La "Mahia", traditionnellement surnommée "l'alcool du pauvre", est plus qu'une simple eau-de-vie : c'est souvent l'ultime refuge contre un quotidien accablant, une échappatoire bon marché pour ceux qui n'ont pas les moyens de leur désespoir. Mais quand cette échappatoire se transforme en piège mortel, c'est toute une communauté qui est en deuil.
Le drame de Kénitra, qui a vu une nuit de veille se transformer en veillée funèbre, soulève des questions cruciales sur la sécurité sanitaire et la régulation des substances potentiellement mortelles distribuées dans l'ombre. Combien de morts faudra-t-il encore pour que les autorités prennent à bras-le-corps le problème de l'alcool frelaté, véritable fléau sanitaire, mais aussi social ?
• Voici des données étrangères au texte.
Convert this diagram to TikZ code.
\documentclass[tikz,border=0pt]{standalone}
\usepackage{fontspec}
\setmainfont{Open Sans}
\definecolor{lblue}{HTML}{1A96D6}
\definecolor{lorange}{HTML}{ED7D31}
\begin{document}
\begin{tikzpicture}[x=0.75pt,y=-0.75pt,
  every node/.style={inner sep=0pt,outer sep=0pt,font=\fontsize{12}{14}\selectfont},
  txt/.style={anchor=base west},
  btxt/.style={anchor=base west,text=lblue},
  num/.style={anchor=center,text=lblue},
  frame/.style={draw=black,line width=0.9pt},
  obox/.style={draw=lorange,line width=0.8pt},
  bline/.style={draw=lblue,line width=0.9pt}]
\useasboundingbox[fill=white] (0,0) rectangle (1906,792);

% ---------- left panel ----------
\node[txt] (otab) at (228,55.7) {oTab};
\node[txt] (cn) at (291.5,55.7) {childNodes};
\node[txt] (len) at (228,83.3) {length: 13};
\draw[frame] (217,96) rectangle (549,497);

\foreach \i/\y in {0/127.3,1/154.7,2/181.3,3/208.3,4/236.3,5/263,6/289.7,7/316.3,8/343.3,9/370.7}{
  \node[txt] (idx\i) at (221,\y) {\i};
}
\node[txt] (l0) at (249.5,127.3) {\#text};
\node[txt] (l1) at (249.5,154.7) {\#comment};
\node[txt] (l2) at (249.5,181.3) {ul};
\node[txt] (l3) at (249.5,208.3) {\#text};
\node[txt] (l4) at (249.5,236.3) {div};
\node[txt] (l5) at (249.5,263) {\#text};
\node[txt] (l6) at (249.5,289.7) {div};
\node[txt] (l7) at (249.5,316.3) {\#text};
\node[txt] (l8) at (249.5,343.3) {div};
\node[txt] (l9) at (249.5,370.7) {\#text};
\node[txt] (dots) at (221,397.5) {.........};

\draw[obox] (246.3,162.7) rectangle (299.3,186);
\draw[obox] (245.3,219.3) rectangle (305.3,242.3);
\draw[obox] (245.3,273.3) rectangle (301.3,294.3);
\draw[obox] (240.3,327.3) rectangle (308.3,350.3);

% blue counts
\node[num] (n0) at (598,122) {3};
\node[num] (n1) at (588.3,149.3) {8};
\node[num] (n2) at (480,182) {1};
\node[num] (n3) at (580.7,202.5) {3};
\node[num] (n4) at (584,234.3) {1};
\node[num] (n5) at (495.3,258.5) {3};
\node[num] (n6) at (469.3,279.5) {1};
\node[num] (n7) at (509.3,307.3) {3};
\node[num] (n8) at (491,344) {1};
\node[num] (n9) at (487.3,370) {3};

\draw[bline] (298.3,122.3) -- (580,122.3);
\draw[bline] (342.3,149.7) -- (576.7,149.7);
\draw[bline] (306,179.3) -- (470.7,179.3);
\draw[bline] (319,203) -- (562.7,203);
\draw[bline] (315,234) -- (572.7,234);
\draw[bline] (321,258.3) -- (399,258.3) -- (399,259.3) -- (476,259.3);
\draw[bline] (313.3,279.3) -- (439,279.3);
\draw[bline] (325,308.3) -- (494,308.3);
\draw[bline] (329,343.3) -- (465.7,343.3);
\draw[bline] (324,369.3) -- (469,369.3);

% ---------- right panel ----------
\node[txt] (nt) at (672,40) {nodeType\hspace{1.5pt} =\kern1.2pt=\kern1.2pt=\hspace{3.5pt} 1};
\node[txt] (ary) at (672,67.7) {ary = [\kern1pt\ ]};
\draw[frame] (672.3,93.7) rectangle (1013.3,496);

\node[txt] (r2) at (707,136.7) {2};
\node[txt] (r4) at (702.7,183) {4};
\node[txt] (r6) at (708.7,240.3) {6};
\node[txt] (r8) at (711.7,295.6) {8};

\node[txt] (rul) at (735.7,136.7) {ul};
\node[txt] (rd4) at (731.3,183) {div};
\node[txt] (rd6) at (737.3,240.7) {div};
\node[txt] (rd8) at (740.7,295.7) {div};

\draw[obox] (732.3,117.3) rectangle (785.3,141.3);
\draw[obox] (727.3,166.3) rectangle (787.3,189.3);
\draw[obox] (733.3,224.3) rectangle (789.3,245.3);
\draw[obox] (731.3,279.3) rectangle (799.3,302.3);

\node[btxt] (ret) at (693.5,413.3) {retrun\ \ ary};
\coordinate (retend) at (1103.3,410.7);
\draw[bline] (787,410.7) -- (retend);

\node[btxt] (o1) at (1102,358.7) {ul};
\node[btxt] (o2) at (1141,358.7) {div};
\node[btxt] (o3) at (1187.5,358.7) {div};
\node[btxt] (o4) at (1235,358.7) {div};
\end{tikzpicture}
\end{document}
Nous sommes confrontés à un double échec : celui de la prévention, qui doit passer par une éducation sanitaire et une sensibilisation aux risques liés à la consommation de produits non contrôlés ; et celui de la répression, avec la nécessité d'une traque implacable des distributeurs de mort.
Les habitants de Kénitra et des villages avoisinants méritent mieux que des réponses tardives et des mesures insuffisantes. Ils ont droit à la sécurité, à la santé, et surtout, à la dignité – trois droits fondamentaux que la misère et la négligence ont cruellement bafoués cette nuit-là.
Alors que les familles pleurent leurs morts et veillent sur leurs malades, c'est à l'ensemble de la société marocaine de réfléchir à la nature des sécurités qu'elle souhaite garantir à ses membres les plus vulnérables. La "Mahia" empoisonnée n'est que le symptôme d'un mal bien plus profond, celui de l'abandon et de l'oubli.